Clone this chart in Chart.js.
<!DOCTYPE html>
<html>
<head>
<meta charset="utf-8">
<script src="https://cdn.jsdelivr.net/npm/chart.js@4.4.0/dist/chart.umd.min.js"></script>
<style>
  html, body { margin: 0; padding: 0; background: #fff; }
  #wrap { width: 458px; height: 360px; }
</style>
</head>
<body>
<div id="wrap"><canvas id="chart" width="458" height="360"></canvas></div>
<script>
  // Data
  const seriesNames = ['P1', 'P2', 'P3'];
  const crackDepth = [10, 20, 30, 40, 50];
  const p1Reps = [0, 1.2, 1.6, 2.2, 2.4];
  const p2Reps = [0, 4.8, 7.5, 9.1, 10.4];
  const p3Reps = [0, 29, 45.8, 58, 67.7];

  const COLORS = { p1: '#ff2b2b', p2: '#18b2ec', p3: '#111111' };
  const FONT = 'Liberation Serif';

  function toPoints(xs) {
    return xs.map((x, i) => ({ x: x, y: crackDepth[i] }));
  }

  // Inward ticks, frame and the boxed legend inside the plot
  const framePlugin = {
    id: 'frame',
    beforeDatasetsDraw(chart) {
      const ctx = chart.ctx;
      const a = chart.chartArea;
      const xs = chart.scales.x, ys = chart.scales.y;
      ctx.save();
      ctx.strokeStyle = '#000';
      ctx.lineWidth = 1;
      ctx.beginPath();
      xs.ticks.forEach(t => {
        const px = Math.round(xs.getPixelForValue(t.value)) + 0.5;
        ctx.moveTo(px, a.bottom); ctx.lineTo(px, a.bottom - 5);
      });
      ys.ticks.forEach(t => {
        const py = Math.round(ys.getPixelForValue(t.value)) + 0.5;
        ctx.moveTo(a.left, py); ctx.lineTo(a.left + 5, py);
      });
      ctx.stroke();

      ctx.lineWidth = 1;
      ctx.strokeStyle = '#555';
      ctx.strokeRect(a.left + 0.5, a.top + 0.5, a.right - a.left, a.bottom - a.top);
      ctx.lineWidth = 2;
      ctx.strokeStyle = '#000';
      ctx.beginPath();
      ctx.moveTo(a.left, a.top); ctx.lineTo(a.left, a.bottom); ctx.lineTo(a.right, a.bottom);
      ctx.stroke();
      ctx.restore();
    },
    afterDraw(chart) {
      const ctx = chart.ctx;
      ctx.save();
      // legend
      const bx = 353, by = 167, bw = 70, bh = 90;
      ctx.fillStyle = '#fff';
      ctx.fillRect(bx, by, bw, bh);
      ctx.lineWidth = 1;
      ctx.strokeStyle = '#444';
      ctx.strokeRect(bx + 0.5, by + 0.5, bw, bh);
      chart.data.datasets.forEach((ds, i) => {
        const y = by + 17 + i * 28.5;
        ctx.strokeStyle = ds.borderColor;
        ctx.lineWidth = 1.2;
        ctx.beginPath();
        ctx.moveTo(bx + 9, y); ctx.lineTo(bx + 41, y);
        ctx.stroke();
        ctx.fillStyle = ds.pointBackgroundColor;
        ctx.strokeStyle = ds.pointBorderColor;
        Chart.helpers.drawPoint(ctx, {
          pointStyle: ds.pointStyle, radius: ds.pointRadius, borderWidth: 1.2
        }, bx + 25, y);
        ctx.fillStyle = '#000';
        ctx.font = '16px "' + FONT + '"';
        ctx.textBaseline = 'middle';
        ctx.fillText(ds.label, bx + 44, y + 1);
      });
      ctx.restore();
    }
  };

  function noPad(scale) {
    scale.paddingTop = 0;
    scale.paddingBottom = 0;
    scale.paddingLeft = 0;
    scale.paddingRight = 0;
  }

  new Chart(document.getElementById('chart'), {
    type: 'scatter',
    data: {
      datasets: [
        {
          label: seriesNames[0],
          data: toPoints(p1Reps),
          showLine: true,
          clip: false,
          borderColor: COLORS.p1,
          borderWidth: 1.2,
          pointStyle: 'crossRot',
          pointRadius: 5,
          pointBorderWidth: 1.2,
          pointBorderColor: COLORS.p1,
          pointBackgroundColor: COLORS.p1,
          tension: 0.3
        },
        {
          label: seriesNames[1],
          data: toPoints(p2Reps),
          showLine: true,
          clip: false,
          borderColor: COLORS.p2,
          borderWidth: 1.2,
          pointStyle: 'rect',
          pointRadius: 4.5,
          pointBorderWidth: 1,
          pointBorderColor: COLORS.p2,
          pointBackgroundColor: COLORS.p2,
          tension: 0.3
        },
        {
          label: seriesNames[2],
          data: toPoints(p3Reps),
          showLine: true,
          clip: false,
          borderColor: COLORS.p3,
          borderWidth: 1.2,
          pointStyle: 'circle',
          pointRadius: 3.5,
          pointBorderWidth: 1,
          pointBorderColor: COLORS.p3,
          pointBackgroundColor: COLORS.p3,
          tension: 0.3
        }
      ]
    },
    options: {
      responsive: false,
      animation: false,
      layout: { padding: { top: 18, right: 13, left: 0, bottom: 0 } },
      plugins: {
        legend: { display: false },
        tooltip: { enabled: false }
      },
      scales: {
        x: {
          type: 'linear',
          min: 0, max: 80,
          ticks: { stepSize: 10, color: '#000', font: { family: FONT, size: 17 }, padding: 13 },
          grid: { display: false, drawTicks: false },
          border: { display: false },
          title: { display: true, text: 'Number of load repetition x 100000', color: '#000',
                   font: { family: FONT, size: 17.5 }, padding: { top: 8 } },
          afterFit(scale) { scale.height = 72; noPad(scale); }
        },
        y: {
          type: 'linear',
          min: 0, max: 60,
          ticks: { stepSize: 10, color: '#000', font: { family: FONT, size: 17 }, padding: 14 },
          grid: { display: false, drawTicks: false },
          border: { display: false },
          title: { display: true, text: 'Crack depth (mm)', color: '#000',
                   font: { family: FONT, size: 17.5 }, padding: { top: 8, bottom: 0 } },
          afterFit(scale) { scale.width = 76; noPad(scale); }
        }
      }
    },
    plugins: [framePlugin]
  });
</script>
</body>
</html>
● ● ● ●
What is expected: Your task is to print the whole listing again exactly.

Exercise result:
Clone this chart in Chart.js.
<!DOCTYPE html>
<html>
<head>
<meta charset="utf-8">
<script src="https://cdn.jsdelivr.net/npm/chart.js@4.4.0/dist/chart.umd.min.js"></script>
<style>
  html, body { margin: 0; padding: 0; background: #fff; }
  #wrap { width: 458px; height: 360px; }
</style>
</head>
<body>
<div id="wrap"><canvas id="chart" width="458" height="360"></canvas></div>
<script>
  // Data
  const seriesNames = ['P1', 'P2', 'P3'];
  const crackDepth = [10, 20, 30, 40, 50];
  const p1Reps = [0, 1.2, 1.6, 2.2, 2.4];
  const p2Reps = [0, 4.8, 7.5, 9.1, 10.4];
  const p3Reps = [0, 29, 45.8, 58, 67.7];

  const COLORS = { p1: '#ff2b2b', p2: '#18b2ec', p3: '#111111' };
  const FONT = 'Liberation Serif';

  function toPoints(xs) {
    return xs.map((x, i) => ({ x: x, y: crackDepth[i] }));
  }

  // Inward ticks, frame and the boxed legend inside the plot
  const framePlugin = {
    id: 'frame',
    beforeDatasetsDraw(chart) {
      const ctx = chart.ctx;
      const a = chart.chartArea;
      const xs = chart.scales.x, ys = chart.scales.y;
      ctx.save();
      ctx.strokeStyle = '#000';
      ctx.lineWidth = 1;
      ctx.beginPath();
      xs.ticks.forEach(t => {
        const px = Math.round(xs.getPixelForValue(t.value)) + 0.5;
        ctx.moveTo(px, a.bottom); ctx.lineTo(px, a.bottom - 5);
      });
      ys.ticks.forEach(t => {
        const py = Math.round(ys.getPixelForValue(t.value)) + 0.5;
        ctx.moveTo(a.left, py); ctx.lineTo(a.left + 5, py);
      });
      ctx.stroke();

      ctx.lineWidth = 1;
      ctx.strokeStyle = '#555';
      ctx.strokeRect(a.left + 0.5, a.top + 0.5, a.right - a.left, a.bottom - a.top);
      ctx.lineWidth = 2;
      ctx.strokeStyle = '#000';
      ctx.beginPath();
      ctx.moveTo(a.left, a.top); ctx.lineTo(a.left, a.bottom); ctx.lineTo(a.right, a.bottom);
      ctx.stroke();
      ctx.restore();
    },
    afterDraw(chart) {
      const ctx = chart.ctx;
      ctx.save();
      // legend
      const bx = 353, by = 167, bw = 70, bh = 90;
      ctx.fillStyle = '#fff';
      ctx.fillRect(bx, by, bw, bh);
      ctx.lineWidth = 1;
      ctx.strokeStyle = '#444';
      ctx.strokeRect(bx + 0.5, by + 0.5, bw, bh);
      chart.data.datasets.forEach((ds, i) => {
        const y = by + 17 + i * 28.5;
        ctx.strokeStyle = ds.borderColor;
        ctx.lineWidth = 1.2;
        ctx.beginPath();
        ctx.moveTo(bx + 9, y); ctx.lineTo(bx + 41, y);
        ctx.stroke();
        ctx.fillStyle = ds.pointBackgroundColor;
        ctx.strokeStyle = ds.pointBorderColor;
        Chart.helpers.drawPoint(ctx, {
          pointStyle: ds.pointStyle, radius: ds.pointRadius, borderWidth: 1.2
        }, bx + 25, y);
        ctx.fillStyle = '#000';
        ctx.font = '16px "' + FONT + '"';
        ctx.textBaseline = 'middle';
        ctx.fillText(ds.label, bx + 44, y + 1);
      });
      ctx.restore();
    }
  };

  function noPad(scale) {
    scale.paddingTop = 0;
    scale.paddingBottom = 0;
    scale.paddingLeft = 0;
    scale.paddingRight = 0;
  }

  new Chart(document.getElementById('chart'), {
    type: 'scatter',
    data: {
      datasets: [
        {
          label: seriesNames[0],
          data: toPoints(p1Reps),
          showLine: true,
          clip: false,
          borderColor: COLORS.p1,
          borderWidth: 1.2,
          pointStyle: 'crossRot',
          pointRadius: 5,
          pointBorderWidth: 1.2,
          pointBorderColor: COLORS.p1,
          pointBackgroundColor: COLORS.p1,
          tension: 0.3
        },
        {
          label: seriesNames[1],
          data: toPoints(p2Reps),
          showLine: true,
          clip: false,
          borderColor: COLORS.p2,
          borderWidth: 1.2,
          pointStyle: 'rect',
          pointRadius: 4.5,
          pointBorderWidth: 1,
          pointBorderColor: COLORS.p2,
          pointBackgroundColor: COLORS.p2,
          tension: 0.3
        },
        {
          label: seriesNames[2],
          data: toPoints(p3Reps),
          showLine: true,
          clip: false,
          borderColor: COLORS.p3,
          borderWidth: 1.2,
          pointStyle: 'circle',
          pointRadius: 3.5,
          pointBorderWidth: 1,
          pointBorderColor: COLORS.p3,
          pointBackgroundColor: COLORS.p3,
          tension: 0.3
        }
      ]
    },
    options: {
      responsive: false,
      animation: false,
      layout: { padding: { top: 18, right: 13, left: 0, bottom: 0 } },
      plugins: {
        legend: { display: false },
        tooltip: { enabled: false }
      },
      scales: {
        x: {
          type: 'linear',
          min: 0, max: 80,
          ticks: { stepSize: 10, color: '#000', font: { family: FONT, size: 17 }, padding: 13 },
          grid: { display: false, drawTicks: false },
          border: { display: false },
          title: { display: true, text: 'Number of load repetition x 100000', color: '#000',
                   font: { family: FONT, size: 17.5 }, padding: { top: 8 } },
          afterFit(scale) { scale.height = 72; noPad(scale); }
        },
        y: {
          type: 'linear',
          min: 0, max: 60,
          ticks: { stepSize: 10, color: '#000', font: { family: FONT, size: 17 }, padding: 14 },
          grid: { display: false, drawTicks: false },
          border: { display: false },
          title: { display: true, text: 'Crack depth (mm)', color: '#000',
                   font: { family: FONT, size: 17.5 }, padding: { top: 8, bottom: 0 } },
          afterFit(scale) { scale.width = 76; noPad(scale); }
        }
      }
    },
    plugins: [framePlugin]
  });
</script>
</body>
</html>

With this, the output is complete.